Du côté de l’Institut sur la gouvernance d’organisations privées et publiques (IGOPP), le directeur général François Dauphin estime qu’en matière de relance économique, on aurait pu se tourner vers la formation d’un groupe de travail regroupant, par exemple, des experts de différents secteurs et des représentants d’Investissement Québec et de la Caisse de dépôt et placement du Québec.

« Amplement le temps pour un appel d’offres »

Ce dernier se demande également pourquoi le gouvernement Legault a décidé de donner un contrat sans appel d’offres, une pratique devenue plus courante dans le contexte de l’urgence sanitaire.

« Est-ce que nous sommes dans une situation d’urgence quand on parle de post-pandémie ? a demandé M. Dauphin. À mon avis, on aurait dû opter pour un appel d’offres. »

Le député libéral et porte-parole de l’opposition officielle pour le Conseil du trésor et en matière d’éthique Gaétan Barrette abonde dans le même sens.

Au cours d’un entretien téléphonique, celui-ci s’est dit « étonné » de l’octroi d’un contrat sans appel d’offres « sur la base de l’urgence sanitaire », estimant au passage qu’il y avait « des limites » à agir de la sorte.

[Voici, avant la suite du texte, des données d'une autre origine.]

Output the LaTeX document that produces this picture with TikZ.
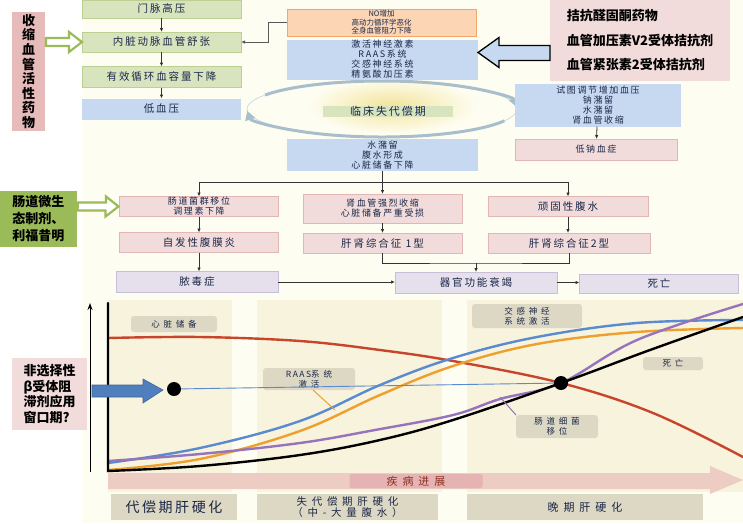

« Le gouvernement avait amplement le temps de lancer un appel d’offres, a dit M. Barrette. Deuxièmement, l’économie est supposément le fer de lance de ce gouvernement. S’il ne connaît pas les axes sur lesquels il veut agir, c’est mal parti. »

Le critique libéral croit également qu’une firme plus enracinée au Québec aurait pu offrir des services similaires à McKinsey et à un coût bien moins élevé.

La cheffe du Parti libéral du Québec (PLQ), Dominique Anglade, a travaillé pour McKinsey de novembre 2005 à janvier 2012.